>> begin

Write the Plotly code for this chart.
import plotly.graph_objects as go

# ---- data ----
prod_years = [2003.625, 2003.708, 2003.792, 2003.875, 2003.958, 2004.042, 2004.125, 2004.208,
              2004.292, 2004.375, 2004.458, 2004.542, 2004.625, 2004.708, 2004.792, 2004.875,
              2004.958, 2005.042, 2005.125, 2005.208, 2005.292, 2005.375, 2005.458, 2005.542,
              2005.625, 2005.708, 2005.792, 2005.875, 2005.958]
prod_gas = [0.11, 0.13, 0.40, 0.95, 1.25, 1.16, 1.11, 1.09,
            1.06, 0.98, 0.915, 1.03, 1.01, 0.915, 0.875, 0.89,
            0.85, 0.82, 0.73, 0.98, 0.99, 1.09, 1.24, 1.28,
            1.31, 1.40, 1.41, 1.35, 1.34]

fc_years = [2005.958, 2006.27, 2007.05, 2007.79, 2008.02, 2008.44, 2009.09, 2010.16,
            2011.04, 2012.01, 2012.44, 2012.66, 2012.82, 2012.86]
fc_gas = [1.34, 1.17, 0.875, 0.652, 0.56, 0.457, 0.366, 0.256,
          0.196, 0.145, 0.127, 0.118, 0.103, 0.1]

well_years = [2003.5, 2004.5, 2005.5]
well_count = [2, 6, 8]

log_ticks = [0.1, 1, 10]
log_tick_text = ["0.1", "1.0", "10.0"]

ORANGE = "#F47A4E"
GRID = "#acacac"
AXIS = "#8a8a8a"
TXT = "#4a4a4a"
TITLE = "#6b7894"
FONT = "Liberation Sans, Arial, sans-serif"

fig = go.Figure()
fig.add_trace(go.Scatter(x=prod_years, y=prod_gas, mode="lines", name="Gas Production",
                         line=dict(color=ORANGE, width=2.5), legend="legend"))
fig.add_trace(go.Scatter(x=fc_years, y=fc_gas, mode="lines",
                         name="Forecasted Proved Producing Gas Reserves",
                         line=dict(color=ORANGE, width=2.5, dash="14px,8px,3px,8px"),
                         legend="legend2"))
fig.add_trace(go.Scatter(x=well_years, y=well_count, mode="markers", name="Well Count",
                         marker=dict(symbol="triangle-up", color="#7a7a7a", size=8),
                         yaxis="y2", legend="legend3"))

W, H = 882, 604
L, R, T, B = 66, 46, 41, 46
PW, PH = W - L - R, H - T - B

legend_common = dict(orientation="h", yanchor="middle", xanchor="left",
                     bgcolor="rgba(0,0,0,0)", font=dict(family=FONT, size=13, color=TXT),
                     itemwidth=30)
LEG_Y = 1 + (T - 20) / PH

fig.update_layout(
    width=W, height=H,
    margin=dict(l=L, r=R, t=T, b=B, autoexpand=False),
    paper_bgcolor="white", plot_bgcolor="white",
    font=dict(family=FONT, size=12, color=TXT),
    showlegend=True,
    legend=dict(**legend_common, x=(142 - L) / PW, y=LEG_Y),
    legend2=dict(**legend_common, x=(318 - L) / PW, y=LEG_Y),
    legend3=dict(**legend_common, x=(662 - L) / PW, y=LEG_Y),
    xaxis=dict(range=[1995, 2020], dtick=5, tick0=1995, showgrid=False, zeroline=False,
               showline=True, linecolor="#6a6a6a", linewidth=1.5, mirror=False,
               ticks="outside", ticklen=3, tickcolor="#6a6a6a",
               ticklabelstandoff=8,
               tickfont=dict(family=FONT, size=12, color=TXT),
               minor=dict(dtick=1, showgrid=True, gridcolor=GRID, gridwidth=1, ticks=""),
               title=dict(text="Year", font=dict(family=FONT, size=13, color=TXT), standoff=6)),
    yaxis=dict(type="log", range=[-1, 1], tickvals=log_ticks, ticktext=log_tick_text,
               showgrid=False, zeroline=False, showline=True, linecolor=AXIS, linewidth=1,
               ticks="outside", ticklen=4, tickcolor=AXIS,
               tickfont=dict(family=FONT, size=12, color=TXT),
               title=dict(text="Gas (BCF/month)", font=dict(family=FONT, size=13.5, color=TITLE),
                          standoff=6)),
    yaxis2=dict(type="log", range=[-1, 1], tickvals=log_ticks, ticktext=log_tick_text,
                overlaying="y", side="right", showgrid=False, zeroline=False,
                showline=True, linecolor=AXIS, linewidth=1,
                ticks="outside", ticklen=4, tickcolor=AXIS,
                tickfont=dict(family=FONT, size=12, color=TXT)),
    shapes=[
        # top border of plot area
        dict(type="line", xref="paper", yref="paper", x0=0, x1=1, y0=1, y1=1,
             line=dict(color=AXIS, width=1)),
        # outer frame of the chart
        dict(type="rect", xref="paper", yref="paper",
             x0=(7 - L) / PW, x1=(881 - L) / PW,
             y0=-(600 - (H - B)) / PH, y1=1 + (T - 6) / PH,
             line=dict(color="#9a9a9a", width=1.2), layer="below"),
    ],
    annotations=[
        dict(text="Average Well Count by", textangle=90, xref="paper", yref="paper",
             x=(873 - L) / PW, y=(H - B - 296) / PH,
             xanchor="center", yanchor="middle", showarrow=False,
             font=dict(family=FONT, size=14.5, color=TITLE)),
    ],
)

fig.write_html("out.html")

>> end

PROBLEM DESCRIPTION = What is needed is an exact copy of the lines from the start of the listing through the line where "import plotly.graph_objects as go" sits, please, both end lines included and nothing more.

OUTPUT FOR THIS EXERCISE =
Write the Plotly code for this chart.
import plotly.graph_objects as go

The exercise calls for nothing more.